After Germany invaded the Soviet Union in Operation Barbarossa on June 22, 1941, Meshcheryakov volunteered for Red Army service in July. In August, he took command of a battalion in the 266th Rifle Division's 1010th Rifle Regiment, fighting on the Central Front. Meshcheryakov fought in defensive battles in eastern Belarus and on August 25 was seriously wounded near Dobrush. He spent until October in a hospital in Voronezh, recovering from his wounds. Meshcheryakov was commandant of the city between November and February 1942, and was promoted to captain on November 25. In September 1942 he graduated from regimental commander's improvement courses.[1] [3]

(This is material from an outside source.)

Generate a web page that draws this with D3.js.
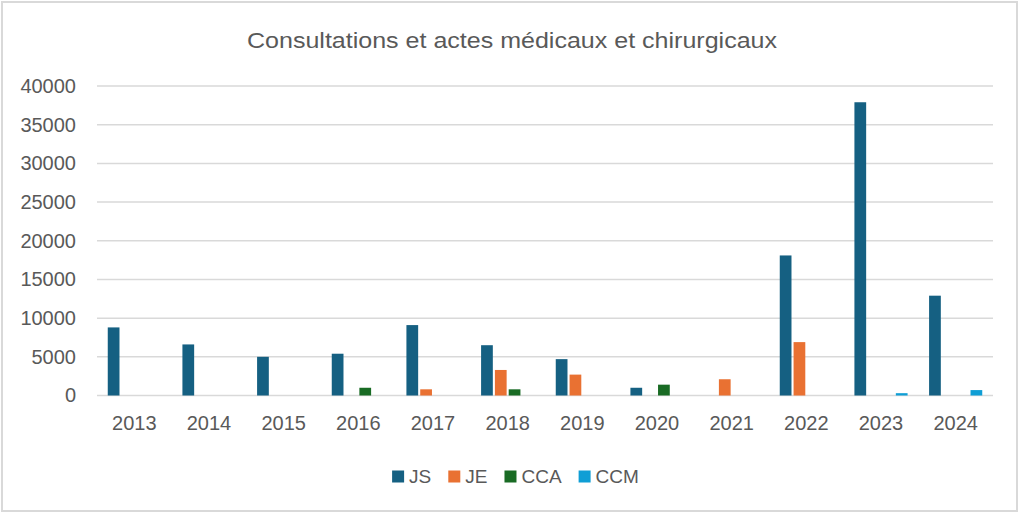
<!DOCTYPE html>
<html>
<head>
<meta charset="utf-8">
<script src="https://cdn.jsdelivr.net/npm/d3@7"></script>
<style>
  body { margin: 0; background: #fff; }
  svg { display: block; }
  text { font-family: "Liberation Sans", Arial, sans-serif; fill: #595959; }
</style>
</head>
<body>
<svg width="1024" height="515"></svg>
<script>
// Data
const years = ['2013', '2014', '2015', '2016', '2017', '2018', '2019', '2020', '2021', '2022', '2023', '2024'];
const seriesNames = ['JS', 'JE', 'CCA', 'CCM'];
const jsValues  = [8800, 6600, 5000, 5400, 9100, 6500, 4700, 1000, 0, 18100, 37900, 12900];
const jeValues  = [0, 0, 0, 0, 800, 3300, 2700, 0, 2100, 6900, 0, 0];
const ccaValues = [0, 0, 0, 1000, 0, 800, 0, 1400, 0, 0, 0, 0];
const ccmValues = [0, 0, 0, 0, 0, 0, 0, 0, 0, 0, 300, 700];
const yTicks = [0, 5000, 10000, 15000, 20000, 25000, 30000, 35000, 40000];
const colors = ['#156082', '#E97132', '#196B24', '#0F9ED5'];

const svg = d3.select('svg');
const width = +svg.attr('width');
const height = +svg.attr('height');

// Chart border (drawn as a path)
svg.append('path')
    .attr('d', 'M2,2H1017V511H2Z')
    .attr('fill', 'none')
    .attr('stroke', '#d9d9d9')
    .attr('stroke-width', 2);

const margin = { left: 97, right: 31, top: 86, bottom: 119.5 };
const innerWidth = width - margin.left - margin.right;
const innerHeight = height - margin.top - margin.bottom;

const g = svg.append('g')
    .attr('transform', `translate(${margin.left},${margin.top})`);

// Build a table for the grouped bars
const allValues = [jsValues, jeValues, ccaValues, ccmValues];
const table = years.map((y, i) => ({
    year: y,
    values: seriesNames.map((s, k) => ({ key: s, value: allValues[k][i] }))
}));

const xScale = d3.scaleBand()
    .domain(years)
    .range([0, innerWidth])
    .paddingInner(0.288)
    .paddingOuter(0.144);

const x1 = d3.scaleBand()
    .domain(seriesNames)
    .range([0, xScale.bandwidth()])
    .paddingInner(0.15);

const yScale = d3.scaleLinear()
    .domain([0, 40000])
    .range([innerHeight, 0]);

const colorScale = d3.scaleOrdinal().domain(seriesNames).range(colors);

// Horizontal gridlines
g.append('g')
    .selectAll('line')
    .data(yTicks)
    .enter()
    .append('line')
    .attr('x1', 0)
    .attr('x2', innerWidth)
    .attr('y1', d => yScale(d))
    .attr('y2', d => yScale(d))
    .attr('stroke', '#d9d9d9')
    .attr('stroke-width', 1.5);

// Y axis labels
const yAxis = d3.axisLeft(yScale)
    .tickValues(yTicks)
    .tickFormat(d3.format('d'))
    .tickSize(0)
    .tickPadding(21);
const yAxisGroup = g.append('g')
    .call(yAxis)
    .attr('font-size', 20)
    .attr('font-family', '"Liberation Sans", Arial, sans-serif');
yAxisGroup.select('.domain').remove();
yAxisGroup.selectAll('.tick line').remove();
yAxisGroup.selectAll('.tick text')
    .attr('fill', '#595959');

// X axis labels
const xAxis = d3.axisBottom(xScale).tickSize(0).tickPadding(20);
const xAxisGroup = g.append('g')
    .attr('transform', `translate(0, ${innerHeight})`)
    .call(xAxis)
    .attr('font-size', 20)
    .attr('font-family', '"Liberation Sans", Arial, sans-serif');
xAxisGroup.select('.domain').remove();
xAxisGroup.selectAll('.tick line').remove();
xAxisGroup.selectAll('.tick text')
    .attr('fill', '#595959');

// Bars
g.selectAll('.group')
    .data(table)
    .enter()
    .append('g')
    .attr('class', 'group')
    .attr('transform', d => `translate(${xScale(d.year)},0)`)
    .selectAll('rect')
    .data(d => d.values.filter(v => v.value > 0))
    .enter()
    .append('rect')
    .attr('x', d => x1(d.key))
    .attr('y', d => yScale(d.value))
    .attr('width', x1.bandwidth())
    .attr('height', d => innerHeight - yScale(d.value))
    .attr('fill', d => colorScale(d.key));

// Title
svg.append('text')
    .attr('x', 512)
    .attr('y', 48)
    .attr('text-anchor', 'middle')
    .attr('font-size', 22)
    .attr('textLength', 530)
    .attr('lengthAdjust', 'spacingAndGlyphs')
    .text('Consultations et actes médicaux et chirurgicaux');

// Legend
const legend = svg.append('g');
let lx = 0;
seriesNames.forEach(name => {
    const item = legend.append('g').attr('transform', `translate(${lx},0)`);
    item.append('rect')
        .attr('x', 0).attr('y', -12)
        .attr('width', 12).attr('height', 12)
        .attr('fill', colorScale(name));
    const t = item.append('text')
        .attr('x', 17)
        .attr('y', 0)
        .attr('font-size', 19)
        .text(name);
    lx += 17 + t.node().getComputedTextLength() + 17;
});
const legendWidth = lx - 17;
legend.attr('transform', `translate(${515.5 - legendWidth / 2}, 482.5)`);
</script>
</body>
</html>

In September, Meshcheryakov was appointed commander of the 273rd Rifle Division's 971st Rifle Regiment, fighting in the Kotluban area as part of the Don Front's 1st Guards Army. He was wounded in the shoulder on September 29, but did not leave the front. On October 3, Meshcheryakov was promoted to Major. The division transferred to the 24th Army on October 15, with which it fought until the end of the Battle of Stalingrad. In January 1943, he led the regiment in street fighting in the city itself in the area of Novaya Nadezhda, and the Barrikady and Stalingrad Tractor Factories.[3] For his actions, Meshcheryakov was awarded the Order of the Red Star on January 15 and the Order of Alexander Nevsky on February 6. He was promoted to Lieutenant Colonel on February 26, 1943. In the northern hemisphere summer and fall of 1943, he led the regiment in Operation Kutuzov, the Battle of Smolensk, and the Gomel–Rechitsa Offensive.[3] On February 22, 1944, he was promoted to Colonel.[1]

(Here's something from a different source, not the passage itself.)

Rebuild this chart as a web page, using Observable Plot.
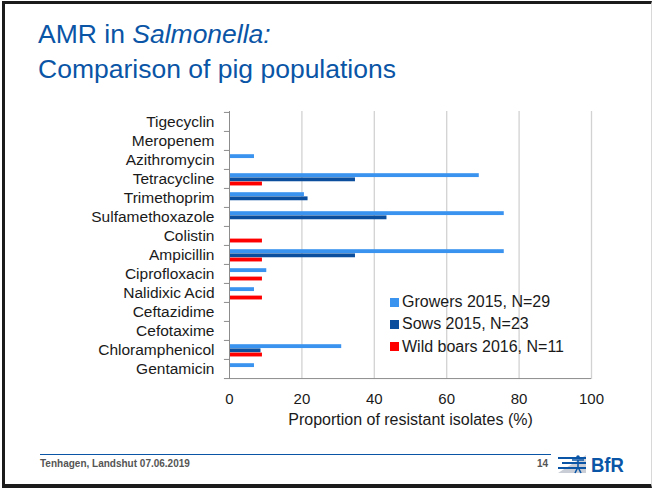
<!DOCTYPE html>
<html><head><meta charset="utf-8">
<script src="https://cdn.jsdelivr.net/npm/d3@7"></script>
<script src="https://cdn.jsdelivr.net/npm/@observablehq/plot@0.6"></script>
<style>
body{margin:0;background:#fff;font-family:"Liberation Sans",Arial,sans-serif;}
#slide{position:relative;width:652px;height:488px;overflow:hidden;background:#fff}
#frame{position:absolute;left:2px;top:1px;width:650px;height:487px;box-sizing:border-box;border:3px solid #1b1b1b;border-right:1px solid #d8d8d8;border-bottom:4px solid #1b1b1b}
.title{position:absolute;left:38px;color:#0a55a6;font-size:26.5px;white-space:nowrap;line-height:1}
#t1{top:21px}
#t2{top:56px}
#chart{position:absolute;left:0;top:100px}
#legend{position:absolute;left:390px;top:291px;font-size:16px;color:#1a1a1a}
#legend .row{height:22.3px;display:flex;align-items:center;white-space:nowrap}
#legend .sw{width:9px;height:9px;margin-right:3px}
#footline{position:absolute;left:40px;top:454px;width:511px;height:0;border-top:1.5px solid #0a55a6}
#foottext{position:absolute;left:40px;top:458px;font-size:10px;font-weight:bold;color:#555}
#page{position:absolute;left:537px;top:458px;font-size:10px;font-weight:bold;color:#555}
#logo{position:absolute;left:558px;top:453px;width:80px;height:22px}
#bfr{position:absolute;left:33px;top:1px;font-size:21px;font-weight:bold;color:#0a55a6;line-height:1;transform:scaleX(0.88);transform-origin:0 0;white-space:nowrap}
</style></head><body>
<div id="slide">
 <div id="frame"></div>
 <div class="title" id="t1">AMR in <i>Salmonella:</i></div>
 <div class="title" id="t2">Comparison of pig populations</div>
 <div id="chart"></div>
 <div id="legend"></div>
 <div id="footline"></div>
 <div id="foottext">Tenhagen, Landshut 07.06.2019</div>
 <div id="page">14</div>
 <div id="logo">
  <svg width="30" height="22" viewBox="0 0 30 22" style="position:absolute;left:0;top:0">
   <polygon points="0,20 28,2 28,20" fill="#c9ced6"/>
   <rect x="0" y="4" width="28" height="2" fill="#0a55a6"/>
   <rect x="4" y="9" width="24" height="2" fill="#0a55a6"/>
   <rect x="0" y="14" width="28" height="2" fill="#0a55a6"/>
   <circle cx="20" cy="4" r="1.8" fill="#0a55a6"/>
   <path d="M14,7 L26,7 M20,7 L20,14 M20,14 L17,20 M20,14 L23,20" stroke="#0a55a6" stroke-width="1.6" fill="none"/>
  </svg>
  <div id="bfr">BfR</div>
 </div>
</div>
<script>
const drugs = ["Tigecyclin","Meropenem","Azithromycin","Tetracycline","Trimethoprim","Sulfamethoxazole","Colistin","Ampicillin","Ciprofloxacin","Nalidixic Acid","Ceftazidime","Cefotaxime","Chloramphenicol","Gentamicin"];
const series = ["Growers 2015, N=29","Sows 2015, N=23","Wild boars 2016, N=11"];
const growers   = [0, 0, 6.9, 69.0, 20.7, 75.9, 0, 75.9, 10.3, 6.9, 0, 0, 31.0, 6.9];
const sows      = [0, 0, 0, 34.8, 21.7, 43.5, 0, 34.8, 0, 0, 0, 0, 8.7, 0];
const wildBoars = [0, 0, 0, 9.1, 0, 0, 9.1, 9.1, 9.1, 9.1, 0, 0, 9.1, 0];
const xTicks = [0, 20, 40, 60, 80, 100];
const colors = ["#3b93f0", "#0b4e9e", "#fe0000"];

const values = [growers, sows, wildBoars];
const rows = [];
series.forEach((s, si) => drugs.forEach((d, di) => {
  if (values[si][di] > 0) rows.push({drug: d, series: s, value: values[si][di]});
}));

const H = 329, mt = 11, mb = 50;
const bw = (H - mt - mb) / drugs.length;
const insets = [[4.2, bw - 8.2], [8.4, bw - 12.4], [12.6, bw - 16.6]];

const plot = Plot.plot({
  width: 652, height: H,
  marginLeft: 229, marginRight: 61, marginTop: mt, marginBottom: mb,
  style: {fontFamily: "Liberation Sans, Arial, sans-serif", fontSize: "15px", color: "#1a1a1a", background: "transparent", overflow: "visible"},
  x: {domain: [0, 100]},
  y: {domain: drugs, padding: 0},
  color: {domain: series, range: colors},
  marks: [
    Plot.ruleX(xTicks.filter(t => t > 0), {stroke: "#d2d2d2", strokeWidth: 1.3}),
    ...series.map((s, si) => Plot.barX(rows.filter(r => r.series === s), {
      x: "value", y: "drug", fill: "series",
      insetTop: insets[si][0], insetBottom: insets[si][1]
    })),
    Plot.ruleX([0], {stroke: "#8c8c8c"}),
    Plot.ruleY(drugs, {y: d => d, x1: -1.4, x2: 0, dy: -bw / 2, stroke: "#8c8c8c"}),
    Plot.ruleY(drugs.slice(-1), {y: d => d, x1: -1.4, x2: 100, dy: bw / 2, stroke: "#8c8c8c"}),
    Plot.axisX({ticks: xTicks, tickSize: 0, tickPadding: 14, fontSize: 15, label: null}),
    Plot.axisX({ticks: [], tickSize: 0, fontSize: 16,
      label: "Proportion of resistant isolates (%)", labelAnchor: "center", labelArrow: "none", labelOffset: 45}),
    Plot.axisY({tickSize: 0, tickPadding: 15, fontSize: 15.5, label: null})
  ]
});
document.getElementById("chart").appendChild(plot);

const leg = document.getElementById("legend");
series.forEach((s, i) => {
  const row = document.createElement("div");
  row.className = "row";
  const sw = document.createElement("span");
  sw.className = "sw"; sw.style.background = colors[i];
  const tx = document.createElement("span");
  tx.textContent = s;
  row.appendChild(sw); row.appendChild(tx);
  leg.appendChild(row);
});
</script>
</body></html>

On 2 June, Meshcheryakov became commander of the 136th Rifle Division, part of the 1st Ukrainian Front's 3rd Guards Army. He led the division in the Lvov–Sandomierz Offensive from mid-July. Meshcheryakov organized a breakthrough of the German defenses in Horokhiv Raion, after which the 136th crossed the Western Bug on 18 July, expanding the bridgehead to 15 kilometers on the next day. This contributed to the successful crossing of the rest of the corps. Continuing the advance, the division reached the Vistula near Annopol by the end of August. At the beginning of September, it was withdrawn to the reserve for replenishment, and in October it was transferred to the Narew bridgehead near Serock, fighting on the defensive from November. On September 23, he was awarded the title Hero of the Soviet Union and the Order of Lenin. Meshcheryakov was dismissed from command on December 26, and on January 7, 1945, Meshcheryakov became deputy commander of the 120th Guards Rifle Division, fighting in the East Prussian Offensive. He became deputy commander of the 41st Rifle Corps in March, fighting in the Berlin Offensive from mid-April to the end of the war in early May.[1][4]

Postwar

The 41st Rifle Corps was withdrawn to the Belorussian Military District postwar, and Meshcheryakov remained its deputy commander until August 1946. Between 1946 and 1947, he was a special correspondent for the Voyenny Vestnik magazine. In April 1947, Meshcheryakov was sent to Mongolia as a military adviser to the head of the Sukhbataar Military School in Ulaanbaatar. Returning to the Soviet Union in July 1950, he became chief of the Stalingrad Suvorov Military School in Orenburg, which was renamed the Chkalov Suvorov Military School in 1957. On 31 May 1954, he was promoted to Major General. Meshcheryakov retired in May 1958, living in Moscow before his death on May 13, 1970. He was buried at the Vagankovo Cemetery.[1]

References

Citations

  1. "Mikhail Meshcheryakov". warheroes.ru (in Russian). Retrieved July 29, 2017.
  2. Tsapayev, et al. 2014, p. 799.
  3. Tsapayev, et al. 2014, p. 800.
  4. Tsapayev, et al. 2014, p. 801.

Bibliography

  • Tsapayev, D.A.; et al. (2014). Goremykin, V.P. (ed.). Великая Отечественная: Комдивы. Военный биографический словарь [The Great Patriotic War: Division Commanders. Military Biographical Dictionary] (in Russian). 3. Moscow: Kuchkovo Pole. ISBN 978-5-9950-0382-3.